- Source material:
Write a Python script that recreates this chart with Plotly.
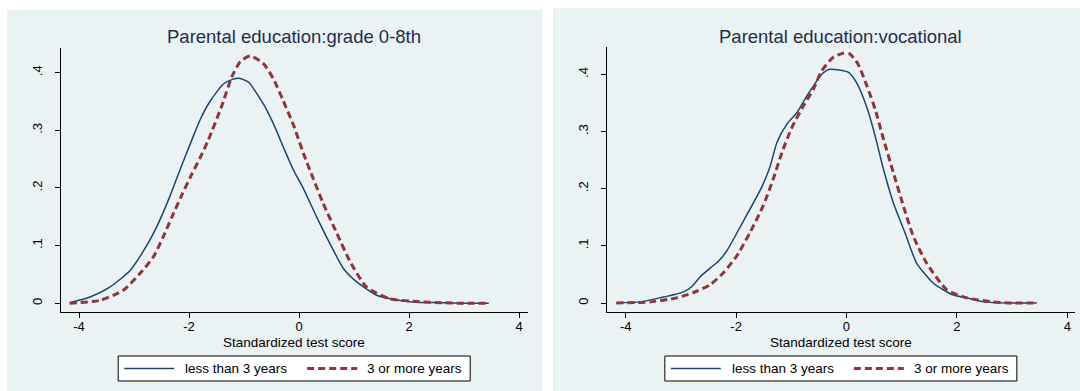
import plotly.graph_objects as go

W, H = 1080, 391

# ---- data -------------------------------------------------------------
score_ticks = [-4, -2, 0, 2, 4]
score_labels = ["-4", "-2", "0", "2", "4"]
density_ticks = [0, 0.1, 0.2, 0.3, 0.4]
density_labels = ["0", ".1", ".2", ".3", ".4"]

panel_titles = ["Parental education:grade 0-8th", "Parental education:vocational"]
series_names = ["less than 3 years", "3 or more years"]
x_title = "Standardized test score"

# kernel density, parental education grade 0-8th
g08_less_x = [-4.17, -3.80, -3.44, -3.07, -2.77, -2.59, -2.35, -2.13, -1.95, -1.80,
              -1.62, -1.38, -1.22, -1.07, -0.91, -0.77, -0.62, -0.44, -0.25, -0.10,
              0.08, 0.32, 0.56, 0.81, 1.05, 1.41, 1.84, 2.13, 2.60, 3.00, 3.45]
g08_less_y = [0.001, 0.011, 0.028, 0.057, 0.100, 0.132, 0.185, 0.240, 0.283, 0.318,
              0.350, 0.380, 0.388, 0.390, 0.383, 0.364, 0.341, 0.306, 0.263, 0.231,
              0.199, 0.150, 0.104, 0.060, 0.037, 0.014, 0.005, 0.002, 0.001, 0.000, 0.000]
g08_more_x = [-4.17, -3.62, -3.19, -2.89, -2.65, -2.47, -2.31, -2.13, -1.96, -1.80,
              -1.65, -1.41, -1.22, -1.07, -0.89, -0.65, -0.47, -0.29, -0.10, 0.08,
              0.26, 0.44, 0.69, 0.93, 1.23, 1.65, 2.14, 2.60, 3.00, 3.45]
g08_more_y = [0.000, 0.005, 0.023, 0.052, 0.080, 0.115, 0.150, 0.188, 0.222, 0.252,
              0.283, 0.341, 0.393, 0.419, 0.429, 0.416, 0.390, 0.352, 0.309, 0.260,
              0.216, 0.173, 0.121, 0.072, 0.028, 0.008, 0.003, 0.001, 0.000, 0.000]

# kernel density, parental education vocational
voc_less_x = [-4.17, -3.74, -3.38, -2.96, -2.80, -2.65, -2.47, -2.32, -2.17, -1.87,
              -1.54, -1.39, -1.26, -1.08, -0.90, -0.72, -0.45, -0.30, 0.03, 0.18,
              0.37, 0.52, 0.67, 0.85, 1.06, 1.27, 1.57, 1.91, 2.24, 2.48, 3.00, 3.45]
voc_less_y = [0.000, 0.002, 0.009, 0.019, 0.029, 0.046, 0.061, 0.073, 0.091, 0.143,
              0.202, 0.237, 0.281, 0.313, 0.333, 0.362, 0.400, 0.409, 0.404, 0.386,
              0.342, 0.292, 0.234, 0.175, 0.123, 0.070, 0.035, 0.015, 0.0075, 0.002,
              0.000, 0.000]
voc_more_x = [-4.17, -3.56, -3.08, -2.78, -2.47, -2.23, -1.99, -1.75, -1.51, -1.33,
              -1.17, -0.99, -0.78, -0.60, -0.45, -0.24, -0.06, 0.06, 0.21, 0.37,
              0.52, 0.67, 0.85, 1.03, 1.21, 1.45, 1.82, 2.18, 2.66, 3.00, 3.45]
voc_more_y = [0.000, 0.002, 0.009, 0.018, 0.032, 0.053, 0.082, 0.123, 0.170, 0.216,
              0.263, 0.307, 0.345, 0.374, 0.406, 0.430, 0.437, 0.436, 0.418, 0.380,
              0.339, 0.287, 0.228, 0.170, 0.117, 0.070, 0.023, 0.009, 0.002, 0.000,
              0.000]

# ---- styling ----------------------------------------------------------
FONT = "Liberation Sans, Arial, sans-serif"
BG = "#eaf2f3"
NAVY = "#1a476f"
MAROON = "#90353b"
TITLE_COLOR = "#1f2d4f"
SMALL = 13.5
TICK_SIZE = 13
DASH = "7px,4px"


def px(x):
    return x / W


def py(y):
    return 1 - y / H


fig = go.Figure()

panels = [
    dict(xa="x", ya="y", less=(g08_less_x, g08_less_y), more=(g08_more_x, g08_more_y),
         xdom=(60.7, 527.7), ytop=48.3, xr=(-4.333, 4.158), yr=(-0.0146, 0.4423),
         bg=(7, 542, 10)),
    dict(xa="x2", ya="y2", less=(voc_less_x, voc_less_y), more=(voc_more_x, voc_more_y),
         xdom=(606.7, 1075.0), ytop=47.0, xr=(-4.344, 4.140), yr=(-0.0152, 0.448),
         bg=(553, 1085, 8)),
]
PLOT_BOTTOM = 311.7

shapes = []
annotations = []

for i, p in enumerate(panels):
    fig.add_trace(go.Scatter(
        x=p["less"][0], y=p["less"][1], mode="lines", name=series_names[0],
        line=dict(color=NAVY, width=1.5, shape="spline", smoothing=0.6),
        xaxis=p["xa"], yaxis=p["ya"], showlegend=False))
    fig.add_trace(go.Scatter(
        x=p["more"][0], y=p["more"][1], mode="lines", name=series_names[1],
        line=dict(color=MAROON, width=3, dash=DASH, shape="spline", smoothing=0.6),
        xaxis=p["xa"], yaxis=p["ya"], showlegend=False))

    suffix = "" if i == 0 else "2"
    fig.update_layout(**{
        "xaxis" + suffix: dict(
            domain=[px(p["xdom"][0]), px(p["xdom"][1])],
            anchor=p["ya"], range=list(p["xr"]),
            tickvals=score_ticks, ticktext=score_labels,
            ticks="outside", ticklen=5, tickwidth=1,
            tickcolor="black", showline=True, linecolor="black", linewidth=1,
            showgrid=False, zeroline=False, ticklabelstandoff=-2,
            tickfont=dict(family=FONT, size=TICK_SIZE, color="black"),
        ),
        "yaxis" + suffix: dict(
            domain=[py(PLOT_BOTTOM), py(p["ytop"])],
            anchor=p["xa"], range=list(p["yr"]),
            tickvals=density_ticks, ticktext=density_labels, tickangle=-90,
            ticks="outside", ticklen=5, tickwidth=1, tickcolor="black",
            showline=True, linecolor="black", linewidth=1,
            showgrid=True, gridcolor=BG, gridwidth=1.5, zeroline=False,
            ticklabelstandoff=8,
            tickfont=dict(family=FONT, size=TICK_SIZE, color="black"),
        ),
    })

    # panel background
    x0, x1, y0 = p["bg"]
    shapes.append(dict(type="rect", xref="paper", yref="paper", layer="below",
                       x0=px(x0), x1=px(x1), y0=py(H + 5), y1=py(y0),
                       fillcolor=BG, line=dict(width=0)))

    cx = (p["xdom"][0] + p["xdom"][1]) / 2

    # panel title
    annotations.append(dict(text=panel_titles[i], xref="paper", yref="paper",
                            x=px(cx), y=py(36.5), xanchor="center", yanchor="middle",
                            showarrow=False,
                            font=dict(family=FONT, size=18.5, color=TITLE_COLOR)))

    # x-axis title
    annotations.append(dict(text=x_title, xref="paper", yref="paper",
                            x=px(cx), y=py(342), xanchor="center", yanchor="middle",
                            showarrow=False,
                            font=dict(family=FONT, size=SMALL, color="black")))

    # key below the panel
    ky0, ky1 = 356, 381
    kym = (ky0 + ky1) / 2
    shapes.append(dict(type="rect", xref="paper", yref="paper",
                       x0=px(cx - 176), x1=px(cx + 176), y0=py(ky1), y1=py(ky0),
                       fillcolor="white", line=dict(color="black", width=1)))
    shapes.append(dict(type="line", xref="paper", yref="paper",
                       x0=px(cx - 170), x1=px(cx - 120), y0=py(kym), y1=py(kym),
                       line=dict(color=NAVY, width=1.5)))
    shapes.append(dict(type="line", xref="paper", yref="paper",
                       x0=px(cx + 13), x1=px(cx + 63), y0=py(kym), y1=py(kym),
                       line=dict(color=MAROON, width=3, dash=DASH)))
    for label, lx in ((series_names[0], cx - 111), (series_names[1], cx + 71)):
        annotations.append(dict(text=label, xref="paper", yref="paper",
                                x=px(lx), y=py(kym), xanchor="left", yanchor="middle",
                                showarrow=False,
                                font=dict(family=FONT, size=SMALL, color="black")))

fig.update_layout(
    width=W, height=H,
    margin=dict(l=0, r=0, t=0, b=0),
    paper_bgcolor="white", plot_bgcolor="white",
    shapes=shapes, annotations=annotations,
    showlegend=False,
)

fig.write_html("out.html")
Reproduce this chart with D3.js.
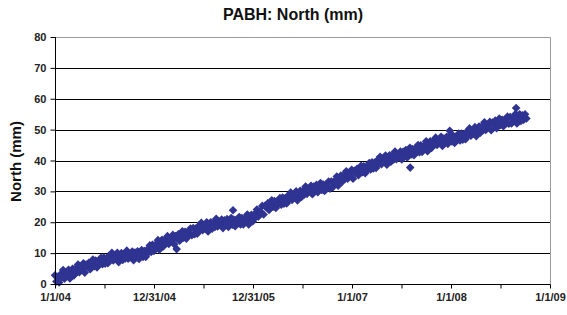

- What you will do:
Report all lines of the data that include the word "with".

- Finished exercise:
Write a Python script that recreates this chart with Plotly.
Reproduce this chart with D3.js.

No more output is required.